A violência doméstica enquadra-se no contexto da violência do género. Quanto a esta deverá ter tido origem no momento em que o homem primitivo viu sair do interior da mulher vida, consubstanciada num novo ser, incompleto, que leva muitos anos a completar-se, exigindo por isso muito investimento. Um mistério. Na altura não terá tido consciência de que, também, tinha uma quota-parte no mistério. Quando se apercebeu, então, as coisas mudaram, e fez tudo o que podia para a dominar e controlar.

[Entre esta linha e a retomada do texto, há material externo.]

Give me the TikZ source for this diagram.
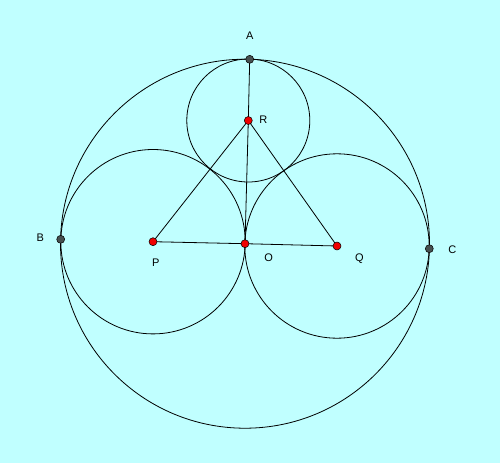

Nos últimos anos, graças a revoluções culturais, sociais e médicas, a mulher "libertou-se" da tutela masculina, e ainda bem.
Com tempo, poderemos continuar a abordar tão interessante fenómeno.
E quanto à violência? Vai continuar, seja doméstica ou não. É impossível dominá-la, talvez se consiga domesticar, desde que se ensine e estude a anatomia e a fisiologia da mesma e se consiga a implementação de regras, condutas, normativos, códigos e se acabe com muitas outras formas de descriminação.